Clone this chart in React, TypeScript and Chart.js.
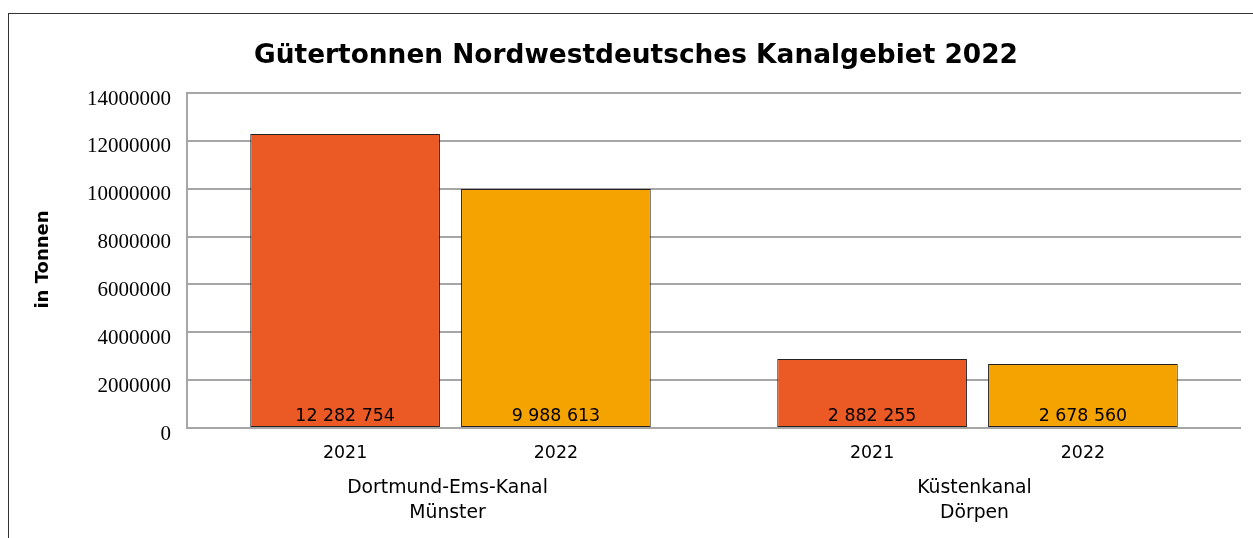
import React, { useEffect, useRef } from "react";
import { Chart, registerables } from "chart.js";

Chart.register(...registerables);

const chartTitle = "Gütertonnen Nordwestdeutsches Kanalgebiet 2022";
const yAxisTitle = "in Tonnen";
const categories = ["Dortmund-Ems-Kanal|Münster", "Küstenkanal|Dörpen"];
const years = ["2021", "2022"];
const values2021 = [12282754, 2882255];
const values2022 = [9988613, 2678560];
const yTickValues = [0, 2000000, 4000000, 6000000, 8000000, 10000000, 12000000, 14000000];

const colors = ["#EB5A25", "#F5A300"];

function fmt(v: number): string {
  return String(v).replace(/\B(?=(\d{3})+(?!\d))/g, " ");
}

const textPlugin = {
  id: "textPlugin",
  beforeDraw(chart: any) {
    const ctx = chart.ctx;
    ctx.save();
    ctx.fillStyle = "#ffffff";
    ctx.fillRect(0, 0, chart.width, chart.height);
    ctx.strokeStyle = "#333333";
    ctx.lineWidth = 1;
    ctx.strokeRect(8.5, 13.5, chart.width + 20, chart.height + 20);
    ctx.restore();
  },
  afterDatasetsDraw(chart: any) {
    const ctx = chart.ctx;
    const area = chart.chartArea;
    const xScale = chart.scales.x;
    ctx.save();
    ctx.fillStyle = "#000000";
    // title
    ctx.font = "bold 26.4px 'DejaVu Sans'";
    ctx.textAlign = "center";
    ctx.textBaseline = "alphabetic";
    ctx.fillText(chartTitle, 636, 63);
    // y axis title
    ctx.save();
    ctx.translate(48, (area.top + area.bottom) / 2 - 1);
    ctx.rotate(-Math.PI / 2);
    ctx.font = "bold 18px 'DejaVu Sans'";
    ctx.fillText(yAxisTitle, 0, 0);
    ctx.restore();
    // value + year labels
    ctx.font = "17.4px 'DejaVu Sans'";
    chart.data.datasets.forEach((ds: any, i: number) => {
      const meta = chart.getDatasetMeta(i);
      meta.data.forEach((bar: any, j: number) => {
        ctx.fillText(fmt(ds.data[j]), bar.x, area.bottom - 7);
        ctx.fillText(years[i], bar.x, area.bottom + 30);
      });
    });
    // category labels
    ctx.font = "18.8px 'DejaVu Sans'";
    categories.forEach((c, j) => {
      const x = xScale.getPixelForValue(j);
      const lines = c.split("|");
      lines.forEach((ln, k) => {
        ctx.fillText(ln, x - 3, area.bottom + 65 + k * 25);
      });
    });
    ctx.restore();
  },
};

export default function App() {
  const ref = useRef<HTMLCanvasElement | null>(null);
  useEffect(() => {
    if (!ref.current) return;
    const chart = new Chart(ref.current, {
      type: "bar",
      data: {
        labels: categories,
        datasets: [
          {
            label: years[0],
            data: values2021,
            backgroundColor: colors[0],
            borderColor: "#222222",
            borderWidth: 1,
            borderSkipped: false,
          },
          {
            label: years[1],
            data: values2022,
            backgroundColor: colors[1],
            borderColor: "#222222",
            borderWidth: 1,
            borderSkipped: false,
          },
        ],
      },
      options: {
        animation: false,
        responsive: false,
        maintainAspectRatio: false,
        layout: { padding: { top: 93, right: 12, left: 0, bottom: 0 } },
        plugins: {
          legend: { display: false },
          title: { display: false },
          tooltip: { enabled: false },
        },
        scales: {
          x: {
            grid: { display: false },
            border: { display: false },
            ticks: { display: false },
            afterFit: (s: any) => {
              s.height = 110;
            },
          },
          y: {
            min: 0,
            max: 14000000,
            afterBuildTicks: (s: any) => {
              s.ticks = yTickValues.map((v) => ({ value: v }));
            },
            afterFit: (s: any) => {
              s.width = 187;
            },
            grid: { color: "#a6a6a6", lineWidth: 2, drawTicks: false },
            border: { color: "#a6a6a6", width: 2 },
            ticks: {
              padding: 16,
              labelOffset: 6,
              color: "#000000",
              font: { family: "'Liberation Serif'", size: 21 },
              callback: (v: any) => String(v),
            },
          },
        },
      },
      plugins: [textPlugin],
    });
    return () => chart.destroy();
  }, []);
  return (
    <div style={{ position: "absolute", left: 0, top: 0, width: 1253, height: 538, overflow: "hidden" }}>
      <canvas ref={ref} width={1253} height={538} style={{ display: "block" }} />
    </div>
  );
}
□ □ □
Exercise instructions: Look through the lines above and collect those with the word "React".

Solution:
Clone this chart in React, TypeScript and Chart.js.
import React, { useEffect, useRef } from "react";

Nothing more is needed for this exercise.